So now let’s get into the main segment. Today I’m interviewing writer Steve Cuden. Here is the interview.

Ashley Meyers: Welcome, Steve, to the Selling Your Screenplay podcast. I really appreciate you coming on the show and talking with me.

Steve Cuden: Well, Ashley, thank you very much. It’s a pleasure to be here with you.

Ashley: So to start out, maybe you could just give us a quick overview of your background, how you got into the entertainment industry.

Steve: Sure. Getting into the industry was from a very early age, I had been involved in the theatre since I was in my early teens. I did a lot of theatre in high school and eventually went off to school and got a degree in theatre. I started at the University of Wisconsin in Madison, Wisconsin but transferred and graduated from USC in Southern California, and from that day on I spent many, many years in Los Angeles working my way up through the industry. It was about twelve or thirteen years out of college before I actually sold my first script though I was writing, and writing, and writing like crazy. It was during that period of time that I was also working with Frank [Inaudible 0:04:31.8] developing the musical that I’m sort of well-known for which is Jekyll and Hyde that was on Broadway twice. Getting into the industry was from a very early age has been in my blood for my entire life.

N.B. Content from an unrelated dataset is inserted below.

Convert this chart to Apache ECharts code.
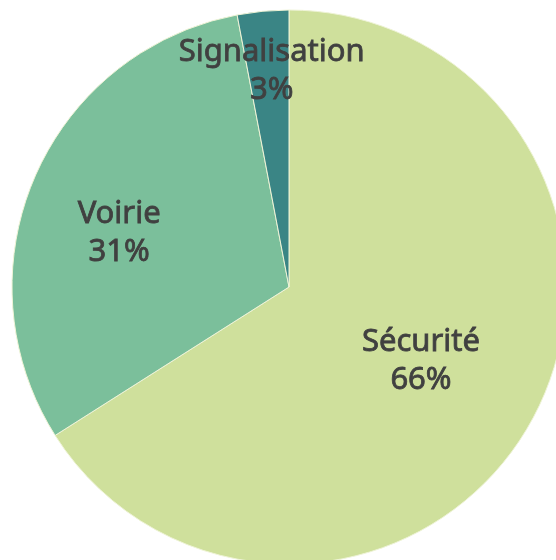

Ashley: So when you say you were doing theatre at an early age, was that like high school theatre or were you doing professional theatre in your area?

Steve: I was actually involved for two years, my last two years of high school with a—I want to say semi-professional because we’d get paid, but we’d get paid ten dollars so it wasn’t a lot of money, but I was involved in a children’s theatre company here in Pittsburgh where I live now because I grew up in Pittsburgh and was gone from here for a long time. I moved back five years ago to teach. I was involved in about 13 or 14 different shows that were done by this small theatre company that is no longer in existence doing exclusively children’s theatre. It was very much focused on theatre for kids.

Ashley: So when you said out of college you got what sounds like the normal type of starting out jobs working your way up, I wonder if you could just talk a little bit about that. Exactly what were these jobs and did they influence your writing or help you actually get that first writing assignment or paid job?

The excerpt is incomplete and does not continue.